## Exercise brief
From the very first line of the data to the line containing "0.054, 0.056, 0.058];", retype everything exactly, leaving the pictures behind.

## Collected data
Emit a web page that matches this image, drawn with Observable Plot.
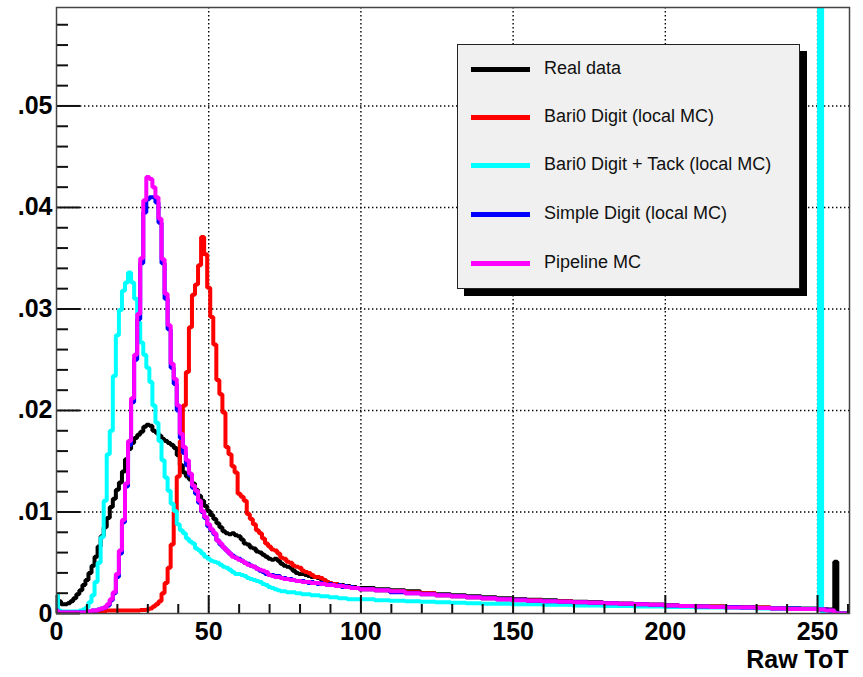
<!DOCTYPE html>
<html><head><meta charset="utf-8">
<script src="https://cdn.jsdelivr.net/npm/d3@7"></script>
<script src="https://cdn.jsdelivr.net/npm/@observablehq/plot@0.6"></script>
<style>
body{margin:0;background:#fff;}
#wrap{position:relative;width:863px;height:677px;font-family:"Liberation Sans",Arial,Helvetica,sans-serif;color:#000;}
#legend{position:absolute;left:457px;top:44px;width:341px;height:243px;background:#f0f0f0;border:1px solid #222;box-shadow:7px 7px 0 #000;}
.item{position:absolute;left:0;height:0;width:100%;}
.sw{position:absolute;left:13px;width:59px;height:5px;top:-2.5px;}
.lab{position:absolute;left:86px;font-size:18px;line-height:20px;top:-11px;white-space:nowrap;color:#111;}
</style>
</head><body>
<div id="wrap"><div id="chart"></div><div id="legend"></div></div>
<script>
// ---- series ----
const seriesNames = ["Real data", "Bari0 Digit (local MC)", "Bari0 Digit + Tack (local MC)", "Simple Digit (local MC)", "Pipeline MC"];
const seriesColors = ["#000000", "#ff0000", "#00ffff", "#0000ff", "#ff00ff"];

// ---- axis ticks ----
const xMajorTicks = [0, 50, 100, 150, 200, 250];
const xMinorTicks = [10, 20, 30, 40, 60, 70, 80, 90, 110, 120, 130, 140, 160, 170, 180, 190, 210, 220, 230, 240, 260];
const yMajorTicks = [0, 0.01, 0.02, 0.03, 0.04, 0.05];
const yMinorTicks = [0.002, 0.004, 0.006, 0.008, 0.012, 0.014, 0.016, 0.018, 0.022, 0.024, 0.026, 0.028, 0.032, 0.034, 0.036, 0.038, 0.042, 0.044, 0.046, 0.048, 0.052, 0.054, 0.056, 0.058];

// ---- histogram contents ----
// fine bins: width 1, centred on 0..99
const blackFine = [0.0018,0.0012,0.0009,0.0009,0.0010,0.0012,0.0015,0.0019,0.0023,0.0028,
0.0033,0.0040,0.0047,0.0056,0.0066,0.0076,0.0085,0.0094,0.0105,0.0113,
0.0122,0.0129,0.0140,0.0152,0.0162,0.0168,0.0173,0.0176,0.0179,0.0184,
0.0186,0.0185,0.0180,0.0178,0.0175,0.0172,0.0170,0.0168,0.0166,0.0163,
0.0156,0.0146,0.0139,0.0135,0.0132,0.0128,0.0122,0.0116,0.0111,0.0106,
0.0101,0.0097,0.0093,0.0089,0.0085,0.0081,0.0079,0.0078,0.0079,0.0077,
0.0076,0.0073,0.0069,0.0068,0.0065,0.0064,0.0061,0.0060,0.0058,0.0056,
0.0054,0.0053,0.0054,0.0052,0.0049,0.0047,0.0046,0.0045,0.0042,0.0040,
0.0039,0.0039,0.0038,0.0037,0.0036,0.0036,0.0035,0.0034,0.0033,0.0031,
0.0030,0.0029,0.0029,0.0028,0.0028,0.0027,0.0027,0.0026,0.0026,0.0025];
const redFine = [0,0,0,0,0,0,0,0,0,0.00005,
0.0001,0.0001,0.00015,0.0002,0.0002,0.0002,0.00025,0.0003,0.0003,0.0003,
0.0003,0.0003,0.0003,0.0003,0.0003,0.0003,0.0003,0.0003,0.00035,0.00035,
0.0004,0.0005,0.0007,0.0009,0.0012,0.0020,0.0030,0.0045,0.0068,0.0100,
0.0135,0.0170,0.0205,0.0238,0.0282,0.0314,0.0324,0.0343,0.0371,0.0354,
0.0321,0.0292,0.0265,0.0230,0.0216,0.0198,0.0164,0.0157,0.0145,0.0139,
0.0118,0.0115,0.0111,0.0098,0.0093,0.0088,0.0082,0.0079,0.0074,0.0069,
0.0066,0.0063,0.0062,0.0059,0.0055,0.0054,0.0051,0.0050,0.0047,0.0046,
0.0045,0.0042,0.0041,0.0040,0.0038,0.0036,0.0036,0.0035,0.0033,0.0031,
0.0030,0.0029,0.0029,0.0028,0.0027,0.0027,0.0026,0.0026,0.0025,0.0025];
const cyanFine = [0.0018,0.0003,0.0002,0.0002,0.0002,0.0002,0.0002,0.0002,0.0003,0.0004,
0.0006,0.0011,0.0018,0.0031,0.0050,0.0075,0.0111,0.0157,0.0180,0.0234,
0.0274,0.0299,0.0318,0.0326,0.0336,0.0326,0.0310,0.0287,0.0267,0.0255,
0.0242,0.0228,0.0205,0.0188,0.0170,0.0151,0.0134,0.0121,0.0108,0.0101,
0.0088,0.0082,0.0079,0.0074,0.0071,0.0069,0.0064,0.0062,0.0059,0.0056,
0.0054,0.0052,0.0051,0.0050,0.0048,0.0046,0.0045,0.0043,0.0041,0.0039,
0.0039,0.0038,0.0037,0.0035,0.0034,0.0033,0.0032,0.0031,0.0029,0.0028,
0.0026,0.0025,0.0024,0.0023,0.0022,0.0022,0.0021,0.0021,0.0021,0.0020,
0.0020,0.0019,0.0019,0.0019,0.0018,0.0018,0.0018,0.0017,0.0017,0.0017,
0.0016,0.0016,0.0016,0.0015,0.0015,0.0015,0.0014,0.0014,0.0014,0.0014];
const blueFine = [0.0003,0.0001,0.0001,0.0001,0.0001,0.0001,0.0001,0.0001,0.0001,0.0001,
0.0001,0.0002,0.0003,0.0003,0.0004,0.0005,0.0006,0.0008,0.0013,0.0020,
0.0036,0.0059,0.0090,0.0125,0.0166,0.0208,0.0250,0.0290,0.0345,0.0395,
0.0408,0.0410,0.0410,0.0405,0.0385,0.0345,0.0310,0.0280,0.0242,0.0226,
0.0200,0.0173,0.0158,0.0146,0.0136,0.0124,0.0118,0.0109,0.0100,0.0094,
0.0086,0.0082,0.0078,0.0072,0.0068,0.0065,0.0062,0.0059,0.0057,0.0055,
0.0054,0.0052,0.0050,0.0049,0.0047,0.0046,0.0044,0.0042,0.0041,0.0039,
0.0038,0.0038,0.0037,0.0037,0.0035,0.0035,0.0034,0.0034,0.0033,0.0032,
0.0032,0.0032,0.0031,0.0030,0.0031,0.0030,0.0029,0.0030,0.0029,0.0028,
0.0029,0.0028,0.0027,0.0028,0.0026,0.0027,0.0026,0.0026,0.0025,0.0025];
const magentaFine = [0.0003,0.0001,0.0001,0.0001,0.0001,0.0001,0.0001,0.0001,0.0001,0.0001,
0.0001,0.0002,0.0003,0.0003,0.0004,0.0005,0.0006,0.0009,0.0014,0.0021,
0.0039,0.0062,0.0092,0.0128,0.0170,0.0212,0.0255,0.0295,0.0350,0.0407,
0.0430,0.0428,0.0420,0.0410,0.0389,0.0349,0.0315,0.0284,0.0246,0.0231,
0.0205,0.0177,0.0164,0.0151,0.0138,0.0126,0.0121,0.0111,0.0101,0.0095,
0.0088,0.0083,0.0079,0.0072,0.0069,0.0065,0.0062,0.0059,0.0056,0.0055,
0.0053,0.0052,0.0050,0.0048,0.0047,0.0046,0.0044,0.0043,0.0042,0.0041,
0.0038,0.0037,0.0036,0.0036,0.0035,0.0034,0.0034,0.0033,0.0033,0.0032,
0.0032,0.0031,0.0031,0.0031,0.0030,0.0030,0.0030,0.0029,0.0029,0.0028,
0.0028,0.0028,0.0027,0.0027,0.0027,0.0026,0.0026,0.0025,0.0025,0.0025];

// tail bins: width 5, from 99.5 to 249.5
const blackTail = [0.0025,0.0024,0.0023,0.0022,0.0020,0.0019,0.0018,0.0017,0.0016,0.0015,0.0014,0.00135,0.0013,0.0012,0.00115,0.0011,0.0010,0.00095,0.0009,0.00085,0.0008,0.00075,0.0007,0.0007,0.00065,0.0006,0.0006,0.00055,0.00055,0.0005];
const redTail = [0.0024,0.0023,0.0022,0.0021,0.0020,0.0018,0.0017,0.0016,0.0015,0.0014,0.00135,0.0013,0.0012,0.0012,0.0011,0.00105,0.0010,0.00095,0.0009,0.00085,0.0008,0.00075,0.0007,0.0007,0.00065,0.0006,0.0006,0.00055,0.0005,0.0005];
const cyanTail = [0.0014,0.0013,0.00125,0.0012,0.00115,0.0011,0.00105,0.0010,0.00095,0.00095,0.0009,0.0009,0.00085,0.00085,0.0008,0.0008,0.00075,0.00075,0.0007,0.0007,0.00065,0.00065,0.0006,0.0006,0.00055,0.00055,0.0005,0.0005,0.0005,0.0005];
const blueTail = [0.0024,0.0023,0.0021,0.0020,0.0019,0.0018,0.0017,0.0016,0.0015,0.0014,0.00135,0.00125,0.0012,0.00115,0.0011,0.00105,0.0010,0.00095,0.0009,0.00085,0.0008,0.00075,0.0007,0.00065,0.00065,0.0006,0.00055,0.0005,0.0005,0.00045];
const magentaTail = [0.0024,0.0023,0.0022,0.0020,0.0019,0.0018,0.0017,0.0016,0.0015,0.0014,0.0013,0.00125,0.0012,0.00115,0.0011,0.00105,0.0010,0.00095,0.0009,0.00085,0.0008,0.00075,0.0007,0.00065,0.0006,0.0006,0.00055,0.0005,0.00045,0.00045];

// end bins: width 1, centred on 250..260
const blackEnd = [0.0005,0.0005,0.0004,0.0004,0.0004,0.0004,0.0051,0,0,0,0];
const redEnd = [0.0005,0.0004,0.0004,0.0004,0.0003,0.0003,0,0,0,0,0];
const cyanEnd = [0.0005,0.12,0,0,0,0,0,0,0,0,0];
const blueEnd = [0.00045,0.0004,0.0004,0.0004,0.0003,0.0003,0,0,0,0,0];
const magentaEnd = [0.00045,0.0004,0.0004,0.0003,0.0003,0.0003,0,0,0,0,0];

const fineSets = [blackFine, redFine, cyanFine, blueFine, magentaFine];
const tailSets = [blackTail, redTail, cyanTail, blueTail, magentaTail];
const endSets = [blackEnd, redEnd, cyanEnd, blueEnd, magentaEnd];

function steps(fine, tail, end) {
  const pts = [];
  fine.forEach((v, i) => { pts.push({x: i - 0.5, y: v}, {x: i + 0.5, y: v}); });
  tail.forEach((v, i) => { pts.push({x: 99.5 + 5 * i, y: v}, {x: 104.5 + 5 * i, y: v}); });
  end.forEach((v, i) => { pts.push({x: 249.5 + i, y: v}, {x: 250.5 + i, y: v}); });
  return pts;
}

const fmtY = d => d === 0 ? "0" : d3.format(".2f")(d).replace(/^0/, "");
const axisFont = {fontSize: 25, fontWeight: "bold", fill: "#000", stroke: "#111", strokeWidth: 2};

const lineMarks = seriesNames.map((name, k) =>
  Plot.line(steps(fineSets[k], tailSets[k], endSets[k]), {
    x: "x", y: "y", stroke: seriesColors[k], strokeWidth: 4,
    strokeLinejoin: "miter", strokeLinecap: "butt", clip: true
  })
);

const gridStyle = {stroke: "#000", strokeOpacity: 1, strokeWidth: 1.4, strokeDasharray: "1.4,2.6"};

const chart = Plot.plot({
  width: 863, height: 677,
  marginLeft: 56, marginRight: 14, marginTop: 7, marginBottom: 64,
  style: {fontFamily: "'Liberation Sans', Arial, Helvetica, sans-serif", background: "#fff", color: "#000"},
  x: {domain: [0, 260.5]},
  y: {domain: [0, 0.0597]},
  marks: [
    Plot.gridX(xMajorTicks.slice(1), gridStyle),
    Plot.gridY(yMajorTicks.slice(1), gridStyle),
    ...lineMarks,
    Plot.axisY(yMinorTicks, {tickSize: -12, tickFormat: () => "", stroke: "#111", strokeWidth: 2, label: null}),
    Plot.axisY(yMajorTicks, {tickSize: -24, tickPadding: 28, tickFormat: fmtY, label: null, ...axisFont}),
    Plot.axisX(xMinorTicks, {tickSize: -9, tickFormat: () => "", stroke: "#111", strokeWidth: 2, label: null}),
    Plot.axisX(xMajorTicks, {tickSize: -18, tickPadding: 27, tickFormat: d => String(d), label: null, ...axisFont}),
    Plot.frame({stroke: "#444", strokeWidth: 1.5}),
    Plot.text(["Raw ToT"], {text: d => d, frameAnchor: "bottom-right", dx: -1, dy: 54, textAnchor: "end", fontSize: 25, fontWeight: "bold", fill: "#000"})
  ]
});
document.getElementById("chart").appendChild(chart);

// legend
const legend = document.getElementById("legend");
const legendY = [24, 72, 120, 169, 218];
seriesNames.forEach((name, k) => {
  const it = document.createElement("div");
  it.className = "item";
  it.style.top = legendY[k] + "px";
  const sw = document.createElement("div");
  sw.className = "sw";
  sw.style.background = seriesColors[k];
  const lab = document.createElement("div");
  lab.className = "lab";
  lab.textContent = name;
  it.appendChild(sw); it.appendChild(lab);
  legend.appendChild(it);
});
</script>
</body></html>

## Finished answer
Emit a web page that matches this image, drawn with Observable Plot.
<!DOCTYPE html>
<html><head><meta charset="utf-8">
<script src="https://cdn.jsdelivr.net/npm/d3@7"></script>
<script src="https://cdn.jsdelivr.net/npm/@observablehq/plot@0.6"></script>
<style>
body{margin:0;background:#fff;}
#wrap{position:relative;width:863px;height:677px;font-family:"Liberation Sans",Arial,Helvetica,sans-serif;color:#000;}
#legend{position:absolute;left:457px;top:44px;width:341px;height:243px;background:#f0f0f0;border:1px solid #222;box-shadow:7px 7px 0 #000;}
.item{position:absolute;left:0;height:0;width:100%;}
.sw{position:absolute;left:13px;width:59px;height:5px;top:-2.5px;}
.lab{position:absolute;left:86px;font-size:18px;line-height:20px;top:-11px;white-space:nowrap;color:#111;}
</style>
</head><body>
<div id="wrap"><div id="chart"></div><div id="legend"></div></div>
<script>
// ---- series ----
const seriesNames = ["Real data", "Bari0 Digit (local MC)", "Bari0 Digit + Tack (local MC)", "Simple Digit (local MC)", "Pipeline MC"];
const seriesColors = ["#000000", "#ff0000", "#00ffff", "#0000ff", "#ff00ff"];

// ---- axis ticks ----
const xMajorTicks = [0, 50, 100, 150, 200, 250];
const xMinorTicks = [10, 20, 30, 40, 60, 70, 80, 90, 110, 120, 130, 140, 160, 170, 180, 190, 210, 220, 230, 240, 260];
const yMajorTicks = [0, 0.01, 0.02, 0.03, 0.04, 0.05];
const yMinorTicks = [0.002, 0.004, 0.006, 0.008, 0.012, 0.014, 0.016, 0.018, 0.022, 0.024, 0.026, 0.028, 0.032, 0.034, 0.036, 0.038, 0.042, 0.044, 0.046, 0.048, 0.052, 0.054, 0.056, 0.058];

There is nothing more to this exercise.